== Input data ==
## Start

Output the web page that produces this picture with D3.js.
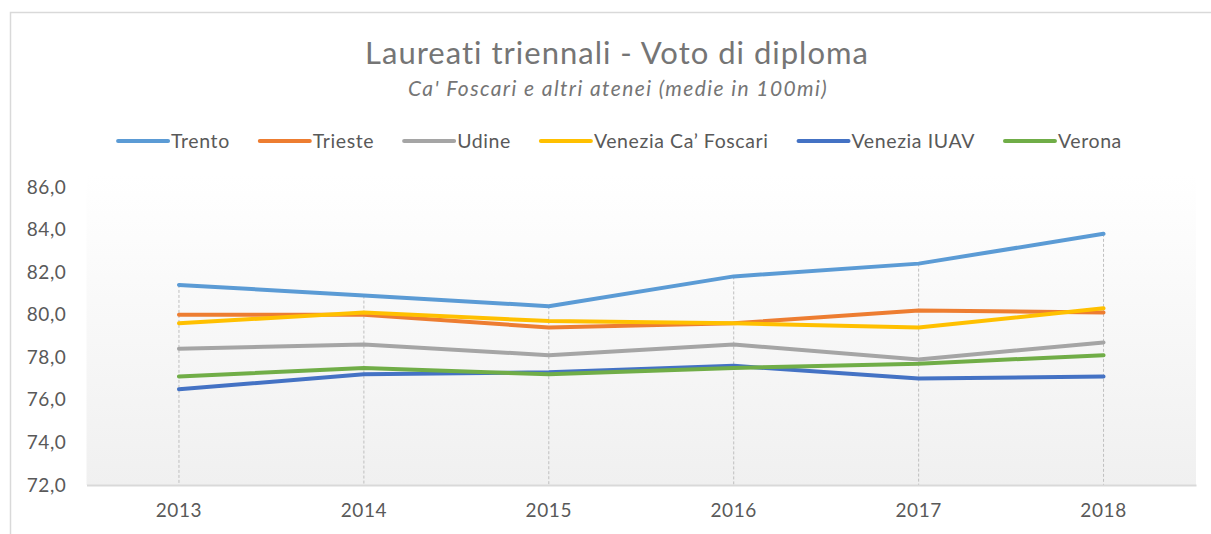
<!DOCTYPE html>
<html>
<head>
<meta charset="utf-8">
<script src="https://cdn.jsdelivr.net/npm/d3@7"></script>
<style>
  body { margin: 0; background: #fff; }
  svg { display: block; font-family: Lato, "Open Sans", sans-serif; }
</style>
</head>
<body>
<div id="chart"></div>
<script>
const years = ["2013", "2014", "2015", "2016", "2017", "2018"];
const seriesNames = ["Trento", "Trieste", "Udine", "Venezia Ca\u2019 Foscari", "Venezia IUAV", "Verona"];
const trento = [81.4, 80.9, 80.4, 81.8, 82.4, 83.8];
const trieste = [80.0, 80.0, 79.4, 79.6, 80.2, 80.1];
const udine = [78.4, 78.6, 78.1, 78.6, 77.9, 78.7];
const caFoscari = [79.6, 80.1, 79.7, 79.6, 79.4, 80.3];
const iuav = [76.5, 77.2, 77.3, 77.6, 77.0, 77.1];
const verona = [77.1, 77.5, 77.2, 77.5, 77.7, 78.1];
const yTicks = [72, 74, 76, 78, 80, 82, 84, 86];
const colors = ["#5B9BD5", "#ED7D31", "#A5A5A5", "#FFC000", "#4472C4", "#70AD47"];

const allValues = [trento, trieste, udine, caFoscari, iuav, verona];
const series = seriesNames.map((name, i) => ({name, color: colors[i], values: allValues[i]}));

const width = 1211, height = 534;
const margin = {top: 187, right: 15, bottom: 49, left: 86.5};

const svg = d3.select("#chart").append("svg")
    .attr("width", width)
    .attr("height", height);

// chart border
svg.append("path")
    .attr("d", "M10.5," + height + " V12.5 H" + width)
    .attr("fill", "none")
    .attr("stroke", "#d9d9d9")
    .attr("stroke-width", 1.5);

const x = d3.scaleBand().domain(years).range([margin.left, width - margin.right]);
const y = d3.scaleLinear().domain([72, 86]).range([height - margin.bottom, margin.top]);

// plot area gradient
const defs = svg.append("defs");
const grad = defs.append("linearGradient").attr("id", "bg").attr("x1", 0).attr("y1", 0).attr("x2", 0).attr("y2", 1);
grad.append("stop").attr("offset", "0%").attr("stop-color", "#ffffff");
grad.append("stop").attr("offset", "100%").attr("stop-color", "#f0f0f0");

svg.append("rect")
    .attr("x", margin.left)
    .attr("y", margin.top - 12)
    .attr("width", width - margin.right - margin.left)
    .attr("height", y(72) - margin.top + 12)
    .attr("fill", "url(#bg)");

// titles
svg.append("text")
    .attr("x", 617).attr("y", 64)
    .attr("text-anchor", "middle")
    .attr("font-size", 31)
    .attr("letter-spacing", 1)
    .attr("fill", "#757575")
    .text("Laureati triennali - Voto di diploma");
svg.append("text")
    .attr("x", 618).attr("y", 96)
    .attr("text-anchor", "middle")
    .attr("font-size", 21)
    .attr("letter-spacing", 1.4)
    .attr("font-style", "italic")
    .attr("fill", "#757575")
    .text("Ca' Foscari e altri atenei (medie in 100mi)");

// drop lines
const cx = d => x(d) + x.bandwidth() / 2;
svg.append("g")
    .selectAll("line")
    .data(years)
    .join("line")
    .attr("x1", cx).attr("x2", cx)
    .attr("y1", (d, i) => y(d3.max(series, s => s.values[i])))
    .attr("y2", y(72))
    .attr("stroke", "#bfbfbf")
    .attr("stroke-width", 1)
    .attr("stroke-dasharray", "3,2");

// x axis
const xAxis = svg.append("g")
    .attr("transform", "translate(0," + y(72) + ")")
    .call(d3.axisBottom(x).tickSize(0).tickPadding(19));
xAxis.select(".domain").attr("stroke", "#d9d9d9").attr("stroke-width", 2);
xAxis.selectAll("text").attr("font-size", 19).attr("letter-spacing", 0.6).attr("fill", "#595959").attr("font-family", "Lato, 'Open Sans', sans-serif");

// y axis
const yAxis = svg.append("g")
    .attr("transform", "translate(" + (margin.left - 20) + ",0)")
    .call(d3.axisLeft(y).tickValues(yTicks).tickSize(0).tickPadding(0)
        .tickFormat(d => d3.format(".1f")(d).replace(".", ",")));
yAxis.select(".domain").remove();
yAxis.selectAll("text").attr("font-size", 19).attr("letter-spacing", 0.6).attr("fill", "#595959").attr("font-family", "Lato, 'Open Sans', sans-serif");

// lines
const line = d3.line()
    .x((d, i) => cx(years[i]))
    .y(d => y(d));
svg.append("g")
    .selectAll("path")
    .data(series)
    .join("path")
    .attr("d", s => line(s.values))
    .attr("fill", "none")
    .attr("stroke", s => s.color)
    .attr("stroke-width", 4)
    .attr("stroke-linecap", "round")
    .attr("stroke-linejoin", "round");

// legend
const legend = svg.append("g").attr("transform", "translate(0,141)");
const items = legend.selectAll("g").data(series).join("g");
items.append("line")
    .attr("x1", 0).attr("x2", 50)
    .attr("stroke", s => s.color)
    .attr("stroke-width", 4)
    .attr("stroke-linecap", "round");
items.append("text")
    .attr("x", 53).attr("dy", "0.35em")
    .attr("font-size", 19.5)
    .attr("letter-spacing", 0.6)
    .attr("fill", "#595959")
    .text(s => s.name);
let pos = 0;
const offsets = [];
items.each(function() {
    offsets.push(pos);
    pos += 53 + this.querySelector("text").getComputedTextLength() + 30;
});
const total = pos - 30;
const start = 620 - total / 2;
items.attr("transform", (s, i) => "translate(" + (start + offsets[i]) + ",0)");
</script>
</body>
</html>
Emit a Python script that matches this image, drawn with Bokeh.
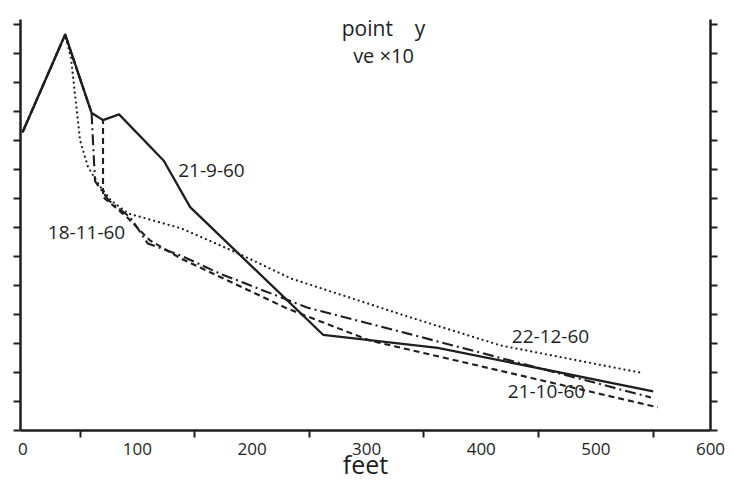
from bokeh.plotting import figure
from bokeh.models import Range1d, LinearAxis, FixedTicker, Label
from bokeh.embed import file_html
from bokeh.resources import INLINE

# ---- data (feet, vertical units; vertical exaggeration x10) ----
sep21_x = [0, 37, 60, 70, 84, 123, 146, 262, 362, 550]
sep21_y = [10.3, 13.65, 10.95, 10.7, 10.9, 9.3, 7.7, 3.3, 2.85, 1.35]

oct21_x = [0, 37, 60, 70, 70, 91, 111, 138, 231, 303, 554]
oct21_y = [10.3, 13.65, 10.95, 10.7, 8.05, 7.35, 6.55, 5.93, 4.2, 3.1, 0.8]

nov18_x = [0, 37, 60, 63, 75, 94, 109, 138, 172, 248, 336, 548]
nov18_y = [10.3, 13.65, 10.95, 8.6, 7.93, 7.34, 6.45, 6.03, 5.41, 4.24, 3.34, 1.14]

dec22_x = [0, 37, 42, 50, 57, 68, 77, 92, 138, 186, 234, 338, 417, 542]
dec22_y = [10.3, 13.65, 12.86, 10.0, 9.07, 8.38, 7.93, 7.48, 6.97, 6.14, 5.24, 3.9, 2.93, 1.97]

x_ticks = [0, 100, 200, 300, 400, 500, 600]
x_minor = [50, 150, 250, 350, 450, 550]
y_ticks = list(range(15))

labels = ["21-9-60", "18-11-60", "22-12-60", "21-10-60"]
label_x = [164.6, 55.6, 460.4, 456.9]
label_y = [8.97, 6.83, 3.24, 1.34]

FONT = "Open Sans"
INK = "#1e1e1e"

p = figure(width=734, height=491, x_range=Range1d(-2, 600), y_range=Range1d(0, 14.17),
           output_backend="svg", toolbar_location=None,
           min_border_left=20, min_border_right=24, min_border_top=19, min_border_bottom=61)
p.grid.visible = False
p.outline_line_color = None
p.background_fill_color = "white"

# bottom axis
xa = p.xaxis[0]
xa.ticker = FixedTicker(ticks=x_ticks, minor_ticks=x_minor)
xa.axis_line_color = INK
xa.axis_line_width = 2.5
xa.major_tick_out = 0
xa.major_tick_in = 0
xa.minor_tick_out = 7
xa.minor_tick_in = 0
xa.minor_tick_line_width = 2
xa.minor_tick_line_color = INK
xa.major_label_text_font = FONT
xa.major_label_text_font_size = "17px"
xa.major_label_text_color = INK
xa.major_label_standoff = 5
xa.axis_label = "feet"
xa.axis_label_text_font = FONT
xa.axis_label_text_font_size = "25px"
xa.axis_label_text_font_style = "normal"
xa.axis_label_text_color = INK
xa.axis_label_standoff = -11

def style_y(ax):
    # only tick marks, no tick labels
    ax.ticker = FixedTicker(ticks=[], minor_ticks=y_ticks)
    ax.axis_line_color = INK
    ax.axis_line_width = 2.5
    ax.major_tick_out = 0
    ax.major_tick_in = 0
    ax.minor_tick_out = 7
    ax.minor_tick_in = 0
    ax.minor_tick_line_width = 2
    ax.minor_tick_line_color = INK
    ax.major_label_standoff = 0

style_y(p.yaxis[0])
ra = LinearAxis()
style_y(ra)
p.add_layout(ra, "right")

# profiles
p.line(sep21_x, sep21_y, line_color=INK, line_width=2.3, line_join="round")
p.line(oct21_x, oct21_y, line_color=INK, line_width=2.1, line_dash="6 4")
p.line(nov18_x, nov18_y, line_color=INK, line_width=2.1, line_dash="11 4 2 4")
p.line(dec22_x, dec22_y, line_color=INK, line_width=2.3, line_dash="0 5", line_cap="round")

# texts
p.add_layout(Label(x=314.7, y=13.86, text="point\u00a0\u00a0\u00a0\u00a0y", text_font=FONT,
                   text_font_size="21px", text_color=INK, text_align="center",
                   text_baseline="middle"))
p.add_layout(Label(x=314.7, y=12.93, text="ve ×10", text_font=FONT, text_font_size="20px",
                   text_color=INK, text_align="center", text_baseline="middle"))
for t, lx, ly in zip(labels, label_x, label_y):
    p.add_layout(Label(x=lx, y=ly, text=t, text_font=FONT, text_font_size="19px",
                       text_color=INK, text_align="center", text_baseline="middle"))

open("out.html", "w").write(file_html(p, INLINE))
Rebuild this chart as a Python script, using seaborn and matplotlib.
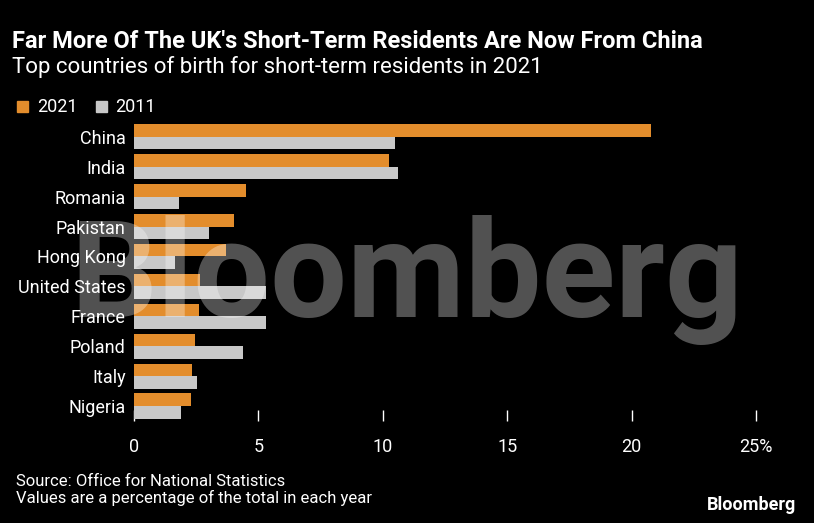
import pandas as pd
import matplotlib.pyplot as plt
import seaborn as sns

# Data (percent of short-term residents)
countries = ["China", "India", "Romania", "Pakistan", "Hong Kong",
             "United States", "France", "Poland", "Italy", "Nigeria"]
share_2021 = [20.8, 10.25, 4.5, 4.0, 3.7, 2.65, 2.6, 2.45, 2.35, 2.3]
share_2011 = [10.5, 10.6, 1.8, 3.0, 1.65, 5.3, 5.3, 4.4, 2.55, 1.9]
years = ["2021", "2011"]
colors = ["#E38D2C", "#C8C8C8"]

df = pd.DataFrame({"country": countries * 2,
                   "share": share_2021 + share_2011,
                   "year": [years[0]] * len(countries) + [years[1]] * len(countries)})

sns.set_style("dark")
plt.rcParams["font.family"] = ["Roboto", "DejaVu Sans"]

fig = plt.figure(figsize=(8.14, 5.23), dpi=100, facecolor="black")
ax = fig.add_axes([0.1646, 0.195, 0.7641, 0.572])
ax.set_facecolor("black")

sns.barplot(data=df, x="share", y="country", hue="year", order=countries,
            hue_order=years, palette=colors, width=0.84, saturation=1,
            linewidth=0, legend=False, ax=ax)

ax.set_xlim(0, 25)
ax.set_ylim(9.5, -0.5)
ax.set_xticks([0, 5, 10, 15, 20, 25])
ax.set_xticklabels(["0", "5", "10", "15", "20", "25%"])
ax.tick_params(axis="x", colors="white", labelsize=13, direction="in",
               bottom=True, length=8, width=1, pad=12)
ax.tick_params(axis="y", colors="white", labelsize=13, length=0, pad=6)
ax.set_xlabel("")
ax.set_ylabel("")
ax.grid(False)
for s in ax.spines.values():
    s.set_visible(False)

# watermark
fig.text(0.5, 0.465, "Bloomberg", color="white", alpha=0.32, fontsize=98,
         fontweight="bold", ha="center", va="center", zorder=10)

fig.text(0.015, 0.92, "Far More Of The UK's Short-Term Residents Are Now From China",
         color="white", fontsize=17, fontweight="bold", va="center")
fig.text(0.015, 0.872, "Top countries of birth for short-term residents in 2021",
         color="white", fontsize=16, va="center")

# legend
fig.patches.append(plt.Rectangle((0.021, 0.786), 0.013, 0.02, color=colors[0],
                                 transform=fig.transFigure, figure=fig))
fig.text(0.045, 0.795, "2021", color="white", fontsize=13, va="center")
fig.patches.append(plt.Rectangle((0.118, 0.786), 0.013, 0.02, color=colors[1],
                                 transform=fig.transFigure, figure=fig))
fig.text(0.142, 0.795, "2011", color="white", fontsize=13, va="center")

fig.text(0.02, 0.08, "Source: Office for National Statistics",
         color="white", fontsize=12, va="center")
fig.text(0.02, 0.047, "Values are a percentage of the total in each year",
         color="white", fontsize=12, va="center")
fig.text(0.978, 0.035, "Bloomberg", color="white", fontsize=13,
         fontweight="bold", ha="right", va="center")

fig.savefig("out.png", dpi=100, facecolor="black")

## End

== Task directions ==
The first line to give again is the one with "Emit a Python", and the last is the one with "3.3, 2.85, 1.35]". Repeat them and everything between exactly, minus the pictures.

== Exercise answer ==
Emit a Python script that matches this image, drawn with Bokeh.
from bokeh.plotting import figure
from bokeh.models import Range1d, LinearAxis, FixedTicker, Label
from bokeh.embed import file_html
from bokeh.resources import INLINE

# ---- data (feet, vertical units; vertical exaggeration x10) ----
sep21_x = [0, 37, 60, 70, 84, 123, 146, 262, 362, 550]
sep21_y = [10.3, 13.65, 10.95, 10.7, 10.9, 9.3, 7.7, 3.3, 2.85, 1.35]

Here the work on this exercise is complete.